Task ::
Every entry should be repeated exactly. Omit the pictures.

§

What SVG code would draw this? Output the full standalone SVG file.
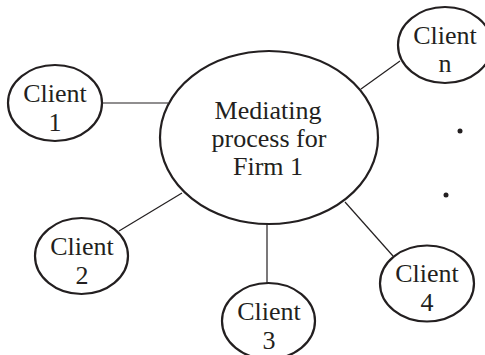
<svg xmlns="http://www.w3.org/2000/svg" width="485" height="355" viewBox="0 0 485 355">
  <style>
    .node { fill: #ffffff; stroke: #231f20; stroke-width: 2.2; }
    .link { stroke: #231f20; stroke-width: 1.2; fill: none; }
    .label { font-family: "Liberation Serif", "Times New Roman", serif; font-size: 26px; fill: #231f20; text-anchor: middle; }
    .dot { fill: #231f20; }
  </style>
  <rect width="485" height="355" fill="#ffffff"/>

  <!-- connectors from the hub to each client -->
  <g id="connectors">
    <line class="link" x1="102" y1="103" x2="168" y2="103"/>
    <line class="link" x1="361" y1="89" x2="400" y2="61"/>
    <line class="link" x1="182" y1="193" x2="119" y2="231"/>
    <line class="link" x1="267" y1="224" x2="267" y2="284"/>
    <line class="link" x1="345" y1="202" x2="393" y2="256"/>
  </g>

  <!-- hub -->
  <g id="hub">
    <ellipse class="node" cx="269" cy="137.5" rx="109" ry="86.5"/>
    <text class="label" x="268" y="119">Mediating</text>
    <text class="label" x="269" y="147">process for</text>
    <text class="label" x="268" y="175">Firm 1</text>
  </g>

  <g id="client1">
    <ellipse class="node" cx="55" cy="103" rx="47" ry="38"/>
    <text class="label" x="55" y="102">Client</text>
    <text class="label" x="55" y="131">1</text>
  </g>

  <g id="client2">
    <ellipse class="node" cx="81.5" cy="256" rx="46.5" ry="38"/>
    <text class="label" x="82" y="255">Client</text>
    <text class="label" x="82" y="284">2</text>
  </g>

  <g id="client3">
    <ellipse class="node" cx="268.5" cy="321" rx="46.5" ry="38"/>
    <text class="label" x="269" y="320">Client</text>
    <text class="label" x="269" y="349">3</text>
  </g>

  <g id="client4">
    <ellipse class="node" cx="427" cy="283.5" rx="47" ry="38"/>
    <text class="label" x="427" y="282">Client</text>
    <text class="label" x="427" y="311">4</text>
  </g>

  <g id="clientN">
    <ellipse class="node" cx="445" cy="45" rx="47" ry="38"/>
    <text class="label" x="445" y="44">Client</text>
    <text class="label" x="445" y="72">n</text>
  </g>

  <!-- ellipsis dots between client 4 and client n -->
  <g id="ellipsis">
    <circle class="dot" cx="460" cy="131" r="2.5"/>
    <circle class="dot" cx="446" cy="195" r="2.5"/>
  </g>
</svg>
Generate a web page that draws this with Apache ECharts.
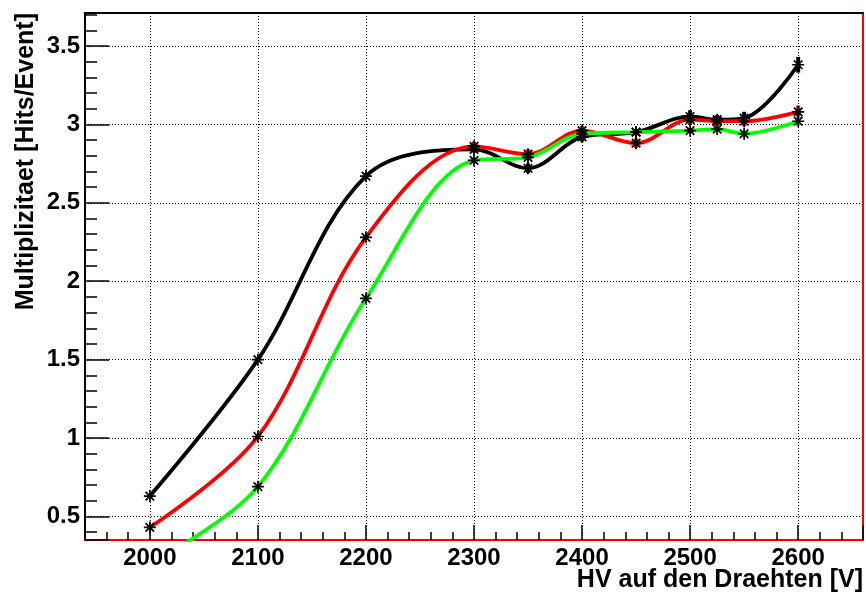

§

Worked solution ::
What SVG code would draw this? Output the full standalone SVG file.
<svg xmlns="http://www.w3.org/2000/svg" width="485" height="355" viewBox="0 0 485 355">
  <style>
    .node { fill: #ffffff; stroke: #231f20; stroke-width: 2.2; }
    .link { stroke: #231f20; stroke-width: 1.2; fill: none; }
    .label { font-family: "Liberation Serif", "Times New Roman", serif; font-size: 26px; fill: #231f20; text-anchor: middle; }
    .dot { fill: #231f20; }
  </style>
  <rect width="485" height="355" fill="#ffffff"/>

  <!-- connectors from the hub to each client -->
  <g id="connectors">
    <line class="link" x1="102" y1="103" x2="168" y2="103"/>
    <line class="link" x1="361" y1="89" x2="400" y2="61"/>
    <line class="link" x1="182" y1="193" x2="119" y2="231"/>
    <line class="link" x1="267" y1="224" x2="267" y2="284"/>
    <line class="link" x1="345" y1="202" x2="393" y2="256"/>
  </g>

  <!-- hub -->
  <g id="hub">
    <ellipse class="node" cx="269" cy="137.5" rx="109" ry="86.5"/>
    <text class="label" x="268" y="119">Mediating</text>
    <text class="label" x="269" y="147">process for</text>
    <text class="label" x="268" y="175">Firm 1</text>
  </g>

  <g id="client1">
    <ellipse class="node" cx="55" cy="103" rx="47" ry="38"/>
    <text class="label" x="55" y="102">Client</text>
    <text class="label" x="55" y="131">1</text>
  </g>

  <g id="client2">
    <ellipse class="node" cx="81.5" cy="256" rx="46.5" ry="38"/>
    <text class="label" x="82" y="255">Client</text>
    <text class="label" x="82" y="284">2</text>
  </g>

  <g id="client3">
    <ellipse class="node" cx="268.5" cy="321" rx="46.5" ry="38"/>
    <text class="label" x="269" y="320">Client</text>
    <text class="label" x="269" y="349">3</text>
  </g>

  <g id="client4">
    <ellipse class="node" cx="427" cy="283.5" rx="47" ry="38"/>
    <text class="label" x="427" y="282">Client</text>
    <text class="label" x="427" y="311">4</text>
  </g>

  <g id="clientN">
    <ellipse class="node" cx="445" cy="45" rx="47" ry="38"/>
    <text class="label" x="445" y="44">Client</text>
    <text class="label" x="445" y="72">n</text>
  </g>

  <!-- ellipsis dots between client 4 and client n -->
  <g id="ellipsis">
    <circle class="dot" cx="460" cy="131" r="2.5"/>
    <circle class="dot" cx="446" cy="195" r="2.5"/>
  </g>
</svg>
Generate a web page that draws this with Apache ECharts.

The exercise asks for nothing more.